WHAT TO WORK ON
Transcribe the listing verbatim. Do not carry over any pictures.

[BEGIN MATERIAL PROVIDED]

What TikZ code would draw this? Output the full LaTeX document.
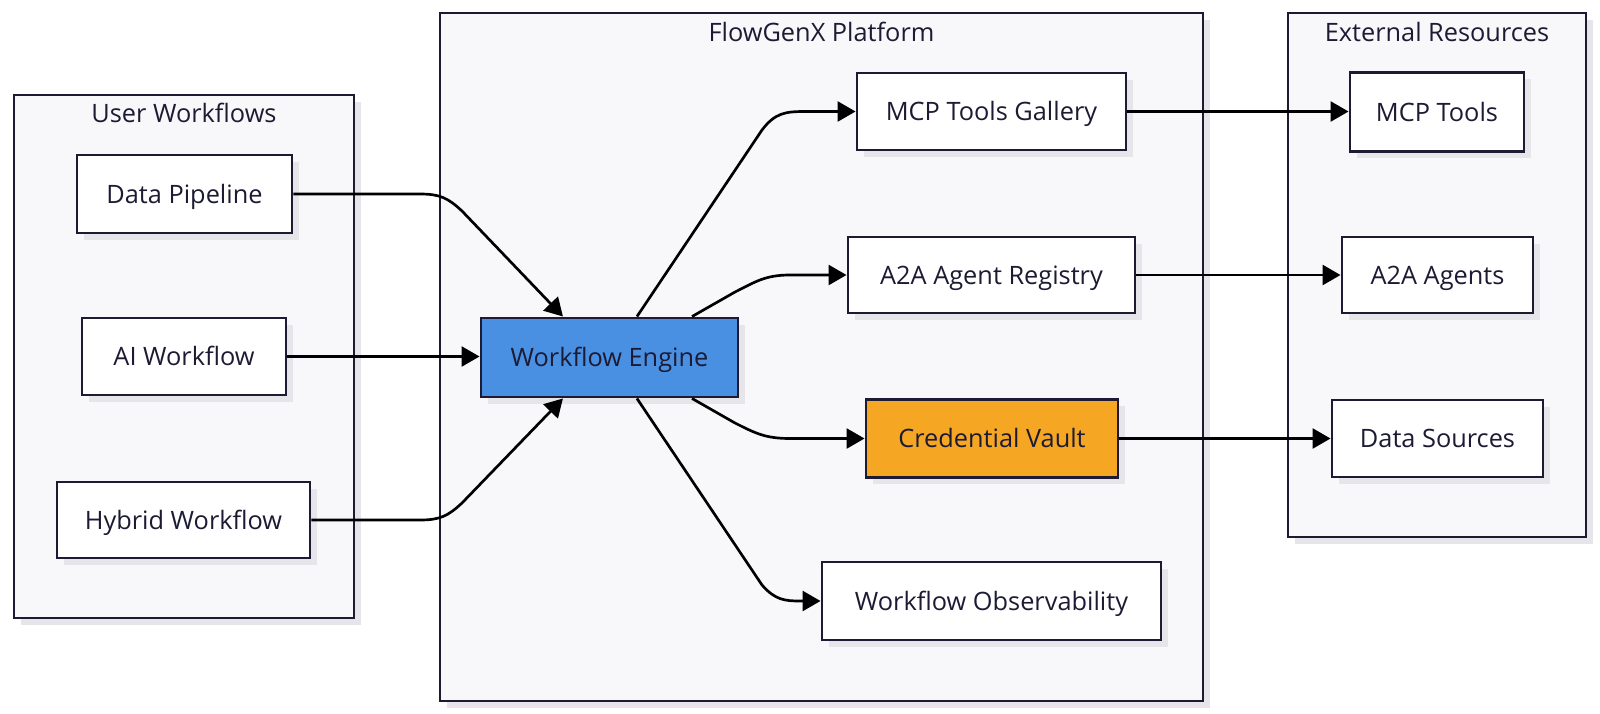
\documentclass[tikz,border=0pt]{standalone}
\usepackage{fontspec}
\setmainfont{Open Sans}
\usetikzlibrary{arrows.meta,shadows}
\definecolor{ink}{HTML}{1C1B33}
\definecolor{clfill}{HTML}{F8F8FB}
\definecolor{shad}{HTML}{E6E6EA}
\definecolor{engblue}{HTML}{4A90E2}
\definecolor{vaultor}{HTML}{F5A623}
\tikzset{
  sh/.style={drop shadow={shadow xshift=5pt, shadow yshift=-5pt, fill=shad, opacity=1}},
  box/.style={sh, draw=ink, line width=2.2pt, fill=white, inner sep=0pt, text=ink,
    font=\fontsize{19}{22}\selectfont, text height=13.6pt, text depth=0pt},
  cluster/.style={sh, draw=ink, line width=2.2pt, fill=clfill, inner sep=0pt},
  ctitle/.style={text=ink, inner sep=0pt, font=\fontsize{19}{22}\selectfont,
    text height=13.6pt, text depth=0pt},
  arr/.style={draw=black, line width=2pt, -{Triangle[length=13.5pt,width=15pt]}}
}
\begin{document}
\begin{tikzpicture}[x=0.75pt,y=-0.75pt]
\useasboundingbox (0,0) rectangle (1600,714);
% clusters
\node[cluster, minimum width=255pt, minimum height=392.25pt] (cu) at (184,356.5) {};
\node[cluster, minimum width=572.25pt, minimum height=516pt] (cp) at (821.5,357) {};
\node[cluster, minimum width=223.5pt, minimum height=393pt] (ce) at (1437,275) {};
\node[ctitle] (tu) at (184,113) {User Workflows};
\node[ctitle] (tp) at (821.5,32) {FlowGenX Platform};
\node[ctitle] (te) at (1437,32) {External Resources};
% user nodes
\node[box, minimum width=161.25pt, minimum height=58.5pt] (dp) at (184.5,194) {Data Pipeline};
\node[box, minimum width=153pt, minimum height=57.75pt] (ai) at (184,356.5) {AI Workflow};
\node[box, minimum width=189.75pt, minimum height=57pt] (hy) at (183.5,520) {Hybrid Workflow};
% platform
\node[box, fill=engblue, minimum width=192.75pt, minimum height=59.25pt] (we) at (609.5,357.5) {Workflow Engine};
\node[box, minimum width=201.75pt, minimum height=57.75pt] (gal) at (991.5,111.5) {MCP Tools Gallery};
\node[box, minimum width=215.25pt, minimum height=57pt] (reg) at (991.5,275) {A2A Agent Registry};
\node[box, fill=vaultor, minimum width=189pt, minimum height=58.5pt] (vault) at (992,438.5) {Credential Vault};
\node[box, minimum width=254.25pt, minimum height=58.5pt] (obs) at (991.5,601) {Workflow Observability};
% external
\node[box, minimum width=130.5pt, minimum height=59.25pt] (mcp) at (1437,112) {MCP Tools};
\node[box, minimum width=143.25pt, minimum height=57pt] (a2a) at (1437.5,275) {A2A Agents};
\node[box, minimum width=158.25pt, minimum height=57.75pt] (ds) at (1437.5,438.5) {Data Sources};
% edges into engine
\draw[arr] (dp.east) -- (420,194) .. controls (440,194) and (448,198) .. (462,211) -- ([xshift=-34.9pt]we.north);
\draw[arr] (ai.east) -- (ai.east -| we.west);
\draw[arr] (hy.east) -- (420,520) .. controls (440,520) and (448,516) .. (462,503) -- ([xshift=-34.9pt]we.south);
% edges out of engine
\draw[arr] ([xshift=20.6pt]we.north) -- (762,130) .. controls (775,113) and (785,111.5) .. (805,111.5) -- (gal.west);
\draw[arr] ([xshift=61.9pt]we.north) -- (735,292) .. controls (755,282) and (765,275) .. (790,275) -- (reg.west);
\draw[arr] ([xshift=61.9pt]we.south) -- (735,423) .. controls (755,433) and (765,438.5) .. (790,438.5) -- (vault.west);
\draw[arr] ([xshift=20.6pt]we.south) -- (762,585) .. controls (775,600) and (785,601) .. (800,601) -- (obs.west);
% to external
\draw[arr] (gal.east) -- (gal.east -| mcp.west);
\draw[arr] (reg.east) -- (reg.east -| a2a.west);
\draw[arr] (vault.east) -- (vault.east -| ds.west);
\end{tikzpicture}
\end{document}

[END MATERIAL PROVIDED]

WRITTEN SOLUTION
What TikZ code would draw this? Output the full LaTeX document.
\documentclass[tikz,border=0pt]{standalone}
\usepackage{fontspec}
\setmainfont{Open Sans}
\usetikzlibrary{arrows.meta,shadows}
\definecolor{ink}{HTML}{1C1B33}
\definecolor{clfill}{HTML}{F8F8FB}
\definecolor{shad}{HTML}{E6E6EA}
\definecolor{engblue}{HTML}{4A90E2}
\definecolor{vaultor}{HTML}{F5A623}
\tikzset{
  sh/.style={drop shadow={shadow xshift=5pt, shadow yshift=-5pt, fill=shad, opacity=1}},
  box/.style={sh, draw=ink, line width=2.2pt, fill=white, inner sep=0pt, text=ink,
    font=\fontsize{19}{22}\selectfont, text height=13.6pt, text depth=0pt},
  cluster/.style={sh, draw=ink, line width=2.2pt, fill=clfill, inner sep=0pt},
  ctitle/.style={text=ink, inner sep=0pt, font=\fontsize{19}{22}\selectfont,
    text height=13.6pt, text depth=0pt},
  arr/.style={draw=black, line width=2pt, -{Triangle[length=13.5pt,width=15pt]}}
}
\begin{document}
\begin{tikzpicture}[x=0.75pt,y=-0.75pt]
\useasboundingbox (0,0) rectangle (1600,714);
% clusters
\node[cluster, minimum width=255pt, minimum height=392.25pt] (cu) at (184,356.5) {};
\node[cluster, minimum width=572.25pt, minimum height=516pt] (cp) at (821.5,357) {};
\node[cluster, minimum width=223.5pt, minimum height=393pt] (ce) at (1437,275) {};
\node[ctitle] (tu) at (184,113) {User Workflows};
\node[ctitle] (tp) at (821.5,32) {FlowGenX Platform};
\node[ctitle] (te) at (1437,32) {External Resources};
% user nodes
\node[box, minimum width=161.25pt, minimum height=58.5pt] (dp) at (184.5,194) {Data Pipeline};
\node[box, minimum width=153pt, minimum height=57.75pt] (ai) at (184,356.5) {AI Workflow};
\node[box, minimum width=189.75pt, minimum height=57pt] (hy) at (183.5,520) {Hybrid Workflow};
% platform
\node[box, fill=engblue, minimum width=192.75pt, minimum height=59.25pt] (we) at (609.5,357.5) {Workflow Engine};
\node[box, minimum width=201.75pt, minimum height=57.75pt] (gal) at (991.5,111.5) {MCP Tools Gallery};
\node[box, minimum width=215.25pt, minimum height=57pt] (reg) at (991.5,275) {A2A Agent Registry};
\node[box, fill=vaultor, minimum width=189pt, minimum height=58.5pt] (vault) at (992,438.5) {Credential Vault};
\node[box, minimum width=254.25pt, minimum height=58.5pt] (obs) at (991.5,601) {Workflow Observability};
% external
\node[box, minimum width=130.5pt, minimum height=59.25pt] (mcp) at (1437,112) {MCP Tools};
\node[box, minimum width=143.25pt, minimum height=57pt] (a2a) at (1437.5,275) {A2A Agents};
\node[box, minimum width=158.25pt, minimum height=57.75pt] (ds) at (1437.5,438.5) {Data Sources};
% edges into engine
\draw[arr] (dp.east) -- (420,194) .. controls (440,194) and (448,198) .. (462,211) -- ([xshift=-34.9pt]we.north);
\draw[arr] (ai.east) -- (ai.east -| we.west);
\draw[arr] (hy.east) -- (420,520) .. controls (440,520) and (448,516) .. (462,503) -- ([xshift=-34.9pt]we.south);
% edges out of engine
\draw[arr] ([xshift=20.6pt]we.north) -- (762,130) .. controls (775,113) and (785,111.5) .. (805,111.5) -- (gal.west);
\draw[arr] ([xshift=61.9pt]we.north) -- (735,292) .. controls (755,282) and (765,275) .. (790,275) -- (reg.west);
\draw[arr] ([xshift=61.9pt]we.south) -- (735,423) .. controls (755,433) and (765,438.5) .. (790,438.5) -- (vault.west);
\draw[arr] ([xshift=20.6pt]we.south) -- (762,585) .. controls (775,600) and (785,601) .. (800,601) -- (obs.west);
% to external
\draw[arr] (gal.east) -- (gal.east -| mcp.west);
\draw[arr] (reg.east) -- (reg.east -| a2a.west);
\draw[arr] (vault.east) -- (vault.east -| ds.west);
\end{tikzpicture}
\end{document}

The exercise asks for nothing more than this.